La recensione: “Thrill Addict”, Peter Kernel #TraKs

Una di quelle storie in cui lei detesta lui, lui detesta lei, e alla fine si innamorano e fanno una band insieme: questo, in estrema sintesi, il background dei Peter Kernel.

La canadese Barbara Lehnhoff e lo svizzero Aris Bassetti da anni percorrono il mondo dell’indie come fossero una sorte di White Stripes in versione oscura: il loro nuovo disco si chiama Thrill Addict, e merita attenzione.

C’è dell’oscurità diffusa e piuttosto rumorosa già alla base di Ecstasy, traccia non particolarmente estatica ma interessante: l’interesse scaturisce dall’attività del basso, dall’interazione delle voci, dalla progressione lenta, molto indie rock, del passo della canzone.

Molto più diretto il percorso di High Fever, che riporta a periodi punk/riot con qualche memoria di Sonic Youth e di ragazze arrabbiate.

Your Party Sucks rientra subito nei ranghi: l’atmosfera di appesantisce e si incupisce non poco (e in effetti il pezzo sembra il risultato di una festa andata a male).
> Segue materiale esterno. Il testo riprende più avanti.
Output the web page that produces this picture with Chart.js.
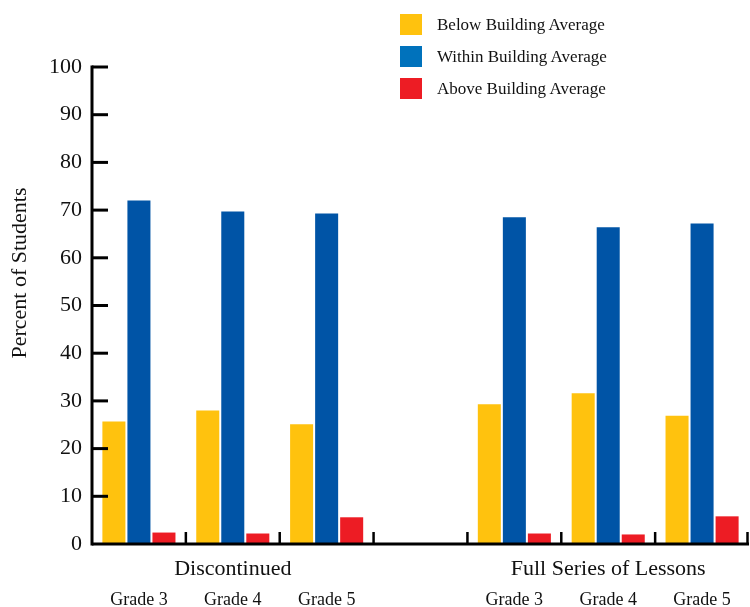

Leaving for the moon porta con sé altre memorie del rock anni Novanta, versante Jane’s Addiction e limitrofi, ma con sviluppi strumentistici più approfonditi.

It’s Gonna be Great, appoggiata su un arpeggio insistito di chitarra, torna a proporre singolari mix di voci maschili e femminili, questa volta sollevando ricordi delle Hole.

Ninna nanna inquietante e vagamente satanica, You’re Flawless mette in maggiore evidenza le percussioni e si immerge dalla testa ai piedi nella dark wave.

Supernatural Powers invece si caratterizza per una marcia potente e a testa alta, con qualche occhiata allo spazio profondo dello shoegaze.

Si cambia di nuovo scenario con Keep it slow, robusta e sottile insieme, mentre They Stole the Sun si incentra su un insistente movimento percussivo, che esplode, in modo inevitabile e necessario, in un rito tribale.

L’atmosfera del rito aleggia anche su Majestic Faya, più tranquilla anche se non del tutto pacifica, soprattutto nella seconda parte, quando il drumming alza il volume.

I Kinda Like it comincia con una tempesta, che viene gestita durante tutto l’andamento del brano, tra esplosioni, dichiarazioni belliche e qualche raro rallentamento.  Tears don’t fall in space si occupa di chiudere il disco riportando l’umore al cupo.

Un disco “serio”, internazionale per vocazione e aspirazioni (una canadese e uno svizzero che registrano in Italia, come sarebbe potuto essere altrimenti?)

Thrill Addict ha  un sound ben strutturato e convincente, in linea con molte produzioni indipendenti di oggi. Forse c’è un pizzico di nostalgia sonora di troppo, ma stiamo veramente cercando il pelo nell’uovo.